Last class of the day was Geography with Mr. Clements. He was a tall, fast-talking guy with close-cropped blond hair and a mouth like a fish, through which he would sometimes offer indecipherable exclamations. I still remember on the first day of class he’d yelled pedantically “Fifty percent just don’t! Get! The message!” A non sequitur that hangs in the mudroom of my memory – a poster I can’t take down.

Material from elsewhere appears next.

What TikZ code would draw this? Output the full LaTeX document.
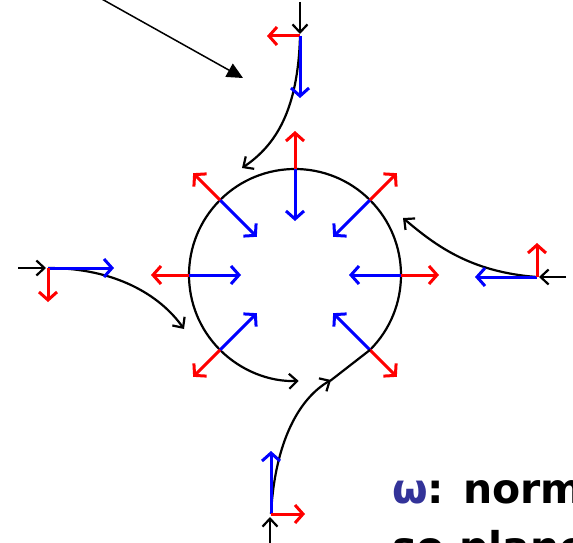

After Geography, I went down to the bike racks and Jerry, Bill, and Sandy were there by my bike, a blue Raleigh ten-speed. Jerry had his little paws clamped on it. I unlocked it and tried to pull it away from him. He was glued to it like a lamprey, and after two timid tugs I wrenched at it in exasperation. Then came the wonder – a beige blur that landed on my right cheekbone and felt like a baseball wrapped in a thin layer of dough. Hunhh! Was that … was that a POW! Holy cow! Am I being POW! POW POW! I was being punched in the face like in the movies! But there was no audible crack of fist meeting face, like on Gunsmoke or Bonanza. It sounded like someone hitting a couch cushion with a tennis shoe. The sense of brute reality almost POW POW! POW! 

There was something sanctifying about it. To this day I wonder if I was wearing a half-smile of revelation that Jerry mistook for insolence. I didn’t ask. The next day I walked into my math class (on whose teacher I had a mad crush) with a cheek so swollen I could see it with my right eye. A tiny crystal of anger lodged in my clockworks then and began to grow and vibrate with a recognizable and nourishing frequency.

Rage at All the Swaggering Jerks who Impugn our Breakfast Cookies! 

That day in third grade I had clapped back at Lisa, to little effect. “Well-Lisa-we-tried-your-cake-and-it-was-terrible!” I’d bleated before I knew I was saying it. “Ha ha ha!” she brayed triumphantly. I still see her head thrown back, her fists on hips like Pippi Longstocking. “My recipe wasn’t for cake, liar!”